私が医師をしているエリアでは、THAや TKA施行症例の術後の初回離床は医師が行うことになっている施設が多いです。


何故、医師が初回の離床を実施するのでしょうか? 理由は定かではありません。肺塞栓症が発生してもすぐに対応できることが目的かもしれません。


しかし、術前に下肢静脈エコーで深部静脈血栓症の除外診断をして予防対策を実施していれば、術翌日に肺塞栓症はほとんど発生しません。


それ以外の理由として THAの術後脱臼が考えられますが、単に離床するだけで脱臼するなど想定外です。ここまで考えると、医師が初回離床を行う意味は無さそうです。


さらに医師が初回離床を行うデメリットは大きいです。最大のデメリットは、医師が訪床するまで患者さんが離床できないことです。

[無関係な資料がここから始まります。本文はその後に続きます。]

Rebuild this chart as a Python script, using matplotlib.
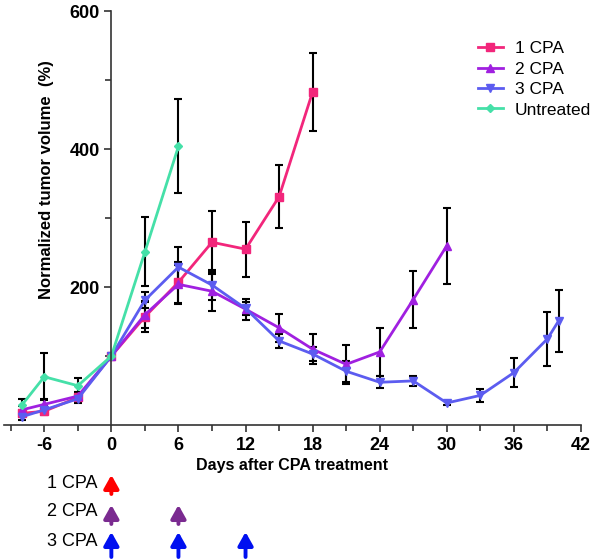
import numpy as np
import matplotlib
matplotlib.use('Agg')
import matplotlib.pyplot as plt
import matplotlib.transforms as mtransforms

plt.rcParams['font.family'] = ['Liberation Sans', 'DejaVu Sans']
plt.rcParams['axes.unicode_minus'] = False

# days and normalized volumes (%)
days_untreated = [-8, -6, -3, 0, 3, 6]
vol_untreated = [29, 70, 57, 100, 251, 404]
err_untreated = [9, 34, 11, 0, 50, 68]

days_1cpa = [-8, -6, -3, 0, 3, 6, 9, 12, 15, 18]
vol_1cpa = [17, 20, 40, 100, 157, 207, 265, 255, 331, 483]
err_1cpa = [5, 6, 6, 0, 22, 30, 46, 40, 46, 57]

days_2cpa = [-8, -6, -3, 0, 3, 6, 9, 12, 15, 18, 21, 24, 27, 30]
vol_2cpa = [22, 30, 42, 100, 160, 204, 194, 168, 141, 110, 88, 106, 182, 260]
err_2cpa = [5, 8, 6, 0, 20, 28, 28, 15, 20, 22, 28, 35, 41, 55]

days_3cpa = [-8, -6, -3, 0, 3, 6, 9, 12, 15, 18, 21, 24, 27, 30, 33, 36, 39, 40]
vol_3cpa = [12, 22, 38, 100, 181, 229, 203, 169, 122, 103, 78, 62, 64, 32, 43, 76, 125, 151]
err_3cpa = [4, 6, 6, 0, 12, 29, 22, 10, 10, 10, 15, 9, 7, 3, 9, 21, 39, 45]

series = [
    ('1 CPA', days_1cpa, vol_1cpa, err_1cpa, '#F2267B', 's', 6),
    ('2 CPA', days_2cpa, vol_2cpa, err_2cpa, '#A020E0', '^', 6),
    ('3 CPA', days_3cpa, vol_3cpa, err_3cpa, '#5C5CF0', 'v', 6),
    ('Untreated', days_untreated, vol_untreated, err_untreated, '#45E0A8', 'D', 4),
]

# dosing schedule shown under the axis
dose_groups = ['1 CPA', '2 CPA', '3 CPA']
dose_days = [[0], [0, 6], [0, 6, 12]]
dose_colors = ['#FF0000', '#7A2A90', '#0010F0']

fig = plt.figure(figsize=(6, 5.6), dpi=100)
ax = fig.add_axes([0.0067, 0.241, 0.9616, 0.739])

for label, d, v, e, c, m, ms in series:
    ax.errorbar(d, v, yerr=e, fmt='none', ecolor='black', elinewidth=1.5,
                capsize=3, capthick=1.5, zorder=1)
    ax.plot(d, v, color=c, marker=m, markersize=ms, lw=2, label=label, zorder=2)

ax.set_xlim(-9.6, 42)
ax.set_ylim(0, 600)
ax.spines['left'].set_position(('data', 0))
ax.spines['top'].set_visible(False)
ax.spines['right'].set_visible(False)
for s in ['left', 'bottom']:
    ax.spines[s].set_color('#333333')
    ax.spines[s].set_linewidth(1.2)

ax.set_xticks([-6, 0, 6, 12, 18, 24, 30, 36, 42])
ax.set_xticks(np.arange(-9, 42, 3), minor=True)
ax.set_yticks([200, 400, 600])
ax.set_yticks([100, 300, 500], minor=True)
ax.tick_params(axis='both', which='major', labelsize=13, length=5, width=1.2, color='#333333')
ax.tick_params(axis='both', which='minor', length=4, width=1.2, color='#333333')
for t in ax.get_xticklabels() + ax.get_yticklabels():
    t.set_fontweight('bold')

fig.text(0.077, 0.68, 'Normalized tumor volume  (%)', rotation=90, fontsize=12,
         fontweight='bold', ha='center', va='center')
ax.set_xlabel('Days after CPA treatment', fontsize=11.5, fontweight='bold', labelpad=3)

leg = ax.legend(loc='upper left', bbox_to_anchor=(0.795, 0.965), frameon=False,
                fontsize=12.5, handlelength=1.4, handletextpad=0.7, labelspacing=0.3)

trans = mtransforms.blended_transform_factory(ax.transData, fig.transFigure)
text_y = [483, 512, 542]
arrow_top = [475, 505, 532]
arrow_bot = [494, 524, 557]
for g, dd, c, ty, at, ab in zip(dose_groups, dose_days, dose_colors, text_y, arrow_top, arrow_bot):
    fig.text(0.162, 1 - ty / 560, g, fontsize=13, ha='right', va='center')
    for d in dd:
        ax.annotate('', xy=(d, 1 - at / 560), xytext=(d, 1 - ab / 560), xycoords=trans,
                    textcoords=trans, annotation_clip=False,
                    arrowprops=dict(arrowstyle='-|>,head_length=0.8,head_width=0.45',
                                    color=c, lw=2.8, shrinkA=0, shrinkB=0))

fig.savefig('out.png', dpi=100)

医師は基本的に忙しい。このため患者さんの離床を待たせることが頻発します。よく考えると医師による初回離床はデメリット大きいので、業務改善することにしました。


もちろん医師による初回離床を廃止したところで、全体の業務量が劇的に削減されるわけではありません。しかし、千里の道も一歩からです。


少しずつでも意味の無い慣習を正して業務改善し続ける必要があります。この姿勢は、おそらく医師の働き方改革にも資するのではないでしょうか。